When Rabbi Akiva, Ben Azai, Acher and Ben Zoma went to Pardes, only Rabbi Akiva came out of there sane, because he believed that if the wicked are repaid with good, so much more so, will the tzaddikkim receive good in the next world. (Hagigah 14b, Makkot 24a)

R’ Akiva was even able to make his horrible death into a positive story. He did not just die. He said he had waited his whole life for the day when he would have the opportunity to die for G-d, to love G-d  with all his soul, בכל נפשך,  and, now, at the hour of his death, his wish was being answered.

Rabbi Akiva, himself, was in jail and suffered from the first day of Elul until he died on Yom Kippur. This is why we say, during the Kol Nidrei, the passuk in Tehillim, א֖וֹר זָרֻ֣עַ לַצַּדִּ֑יק וּֽלְיִשְׁרֵי־לֵ֥ב שִׂמְחָֽה , because the last letters of this passuk, spell the letters of his name, R’ Akiva. The passuk that has his name hidden in it is also the passuk of positivity. Light is sown for the Tzaddik, and for those that are straightforward, they have happiness (in the present).

And this is the reason why it is a basic part of the day of Yom Kippur and the days leading up to Yom Kippur that we pray R’ Akiva’s prayer, Avinu Malkeinu.  He was murdered by the Romans, who peeled the flesh off his body with metal forks. How could R’ Akiva look forward to such cruelty?

R’ Akiva was the tenth of the great Rabbis who were killed by the Romans. His death was the harshest death of all the ten Rabbis who were killed by the Romans, as his Rabbi, Rabbi Eliezer ben Hurkenas, foretold. The reason: because there was some more Torah R’ Akiva could have learned from R’ Eliezer, that he did not. )Sanhedrin 68a) This teaches us that a person is held responsible for what he could do.

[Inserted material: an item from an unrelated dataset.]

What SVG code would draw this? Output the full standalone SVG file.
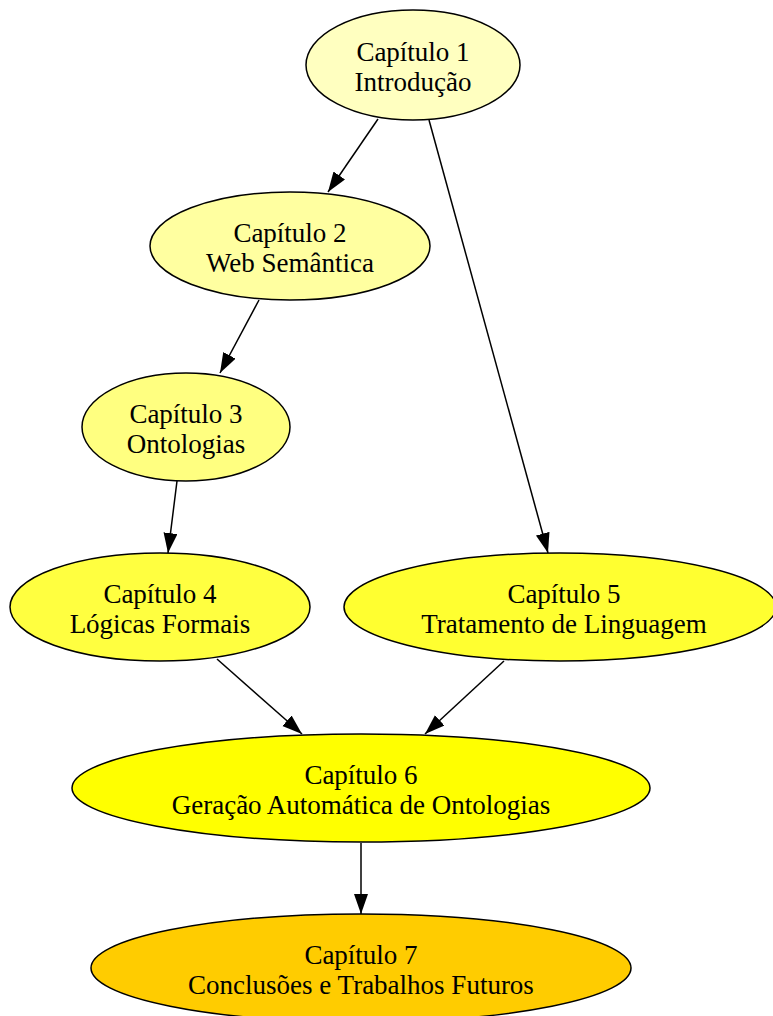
<svg xmlns="http://www.w3.org/2000/svg" width="773" height="1016" viewBox="0 0 773 1016">
  <style>
    .node ellipse { stroke: #000; stroke-width: 1.5; }
    .node text { font-family: "Liberation Serif", "Times New Roman", serif; font-size: 27px; fill: #000; text-anchor: middle; }
    .edge { stroke: #000; stroke-width: 1.5; fill: none; marker-end: url(#arrow); }
  </style>
  <defs>
    <marker id="arrow" markerUnits="userSpaceOnUse" markerWidth="22" markerHeight="16" refX="20" refY="7" orient="auto">
      <path d="M0,0 L20,7 L0,14 z" fill="#000"/>
    </marker>
  </defs>
  <rect width="773" height="1016" fill="#fff"/>

  <!-- connectors -->
  <g id="edges">
    <line class="edge" x1="378" y1="119" x2="328" y2="192"/>
    <line class="edge" x1="429" y1="120" x2="548" y2="553"/>
    <line class="edge" x1="259" y1="300" x2="220" y2="373"/>
    <line class="edge" x1="177" y1="481" x2="168" y2="553"/>
    <line class="edge" x1="217" y1="659" x2="302" y2="734"/>
    <line class="edge" x1="504" y1="661" x2="425" y2="734"/>
    <line class="edge" x1="361" y1="843" x2="361" y2="914"/>
  </g>

  <g id="cap1" class="node">
    <ellipse cx="413" cy="65" rx="107" ry="55" fill="#ffffc0"/>
    <text x="413" y="61">Capítulo 1</text>
    <text x="413" y="91">Introdução</text>
  </g>
  <g id="cap2" class="node">
    <ellipse cx="290" cy="246" rx="140" ry="54" fill="#ffffa0"/>
    <text x="290" y="242">Capítulo 2</text>
    <text x="290" y="272">Web Semântica</text>
  </g>
  <g id="cap3" class="node">
    <ellipse cx="186" cy="427" rx="104" ry="54" fill="#ffff80"/>
    <text x="186" y="423">Capítulo 3</text>
    <text x="186" y="453">Ontologias</text>
  </g>
  <g id="cap4" class="node">
    <ellipse cx="160" cy="607" rx="150" ry="54" fill="#ffff40"/>
    <text x="160" y="603">Capítulo 4</text>
    <text x="160" y="633">Lógicas Formais</text>
  </g>
  <g id="cap5" class="node">
    <ellipse cx="560" cy="607" rx="216" ry="54" fill="#ffff30"/>
    <text x="564" y="603">Capítulo 5</text>
    <text x="564" y="633">Tratamento de Linguagem</text>
  </g>
  <g id="cap6" class="node">
    <ellipse cx="361" cy="788" rx="289" ry="54" fill="#ffff00"/>
    <text x="361" y="784">Capítulo 6</text>
    <text x="361" y="814">Geração Automática de Ontologias</text>
  </g>
  <g id="cap7" class="node">
    <ellipse cx="361" cy="968" rx="270" ry="54" fill="#ffcc00"/>
    <text x="361" y="964">Capítulo 7</text>
    <text x="361" y="994">Conclusões e Trabalhos Futuros</text>
  </g>
</svg>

In spiritual matters, you are held accountable for what you could do.

The reason why R’ Akiva died such a death, at the age 119, was because the Tribes kidnapped Yosef and sold him, something that the Torah punishes by death. We, their descendants, who still did not learn to love our brother and her his plea in times of need, still pray for atonement for this at the height of our High Holiday prayers, every Yom Kippur, כי אתה סלחן לישראל ומחלן לשבטי ישורון. There were only 9 brothers who were part of the sale, but the tribes got G-d to be the tenth and join in the decision to sell Yosef. So, G-d, Himself, who was the number 10, needed a Kaparah as well, and R’ Akiva, who was the tenth, had his death as the Kaparah for G-d.

That is the way he lived his life, with the purest intentions of serving G-d, ready at every moment to give up everything for G-d. This purity is R’ Akiva’s song that we sing on Lag Ba’omer , a song of how we serve G-d in purity. אמר רבי עקיבא אשריכם ישראל לפני מי אתם מטהרין ומי ומטהר אתכם, אביכם שבשמים  .  This is why R’ Akiva was so particular in keeping the mitzvah of Netilat Yadaim, even risking his life for it, when he was in jail. (Eruvin 21b)

This purity, to do everything we do exclusively for G-d’s sake, is what we need to work on during the Sefirat Ha’omer, to get us ready for Shavuot, receiving the Torah, which is the Chupah between G-d and the Jewish People. (Taanit 4:8)  וטהר לבנו לעבדך באמת The Sefirat Ha’omer is the ultimate purification process of 7 times 7, and it starts from Pesach, which is like the Kiddushin. Ridding ourselves of Chametz is the start of the purification process, as it is putting a stop to the Yetzer Hara. This explains why the Torah refers to first day of Pesach, ממחרת השבת , because the word Shabbat means to cease, stop. We are to begin the 49-day purification after we purify ourselves, after putting an end to the Yetzer Hara. And the way to do this is to think, every day, how we are ready to give everything we have, for G-d. Just like R’ Akiva lived his life.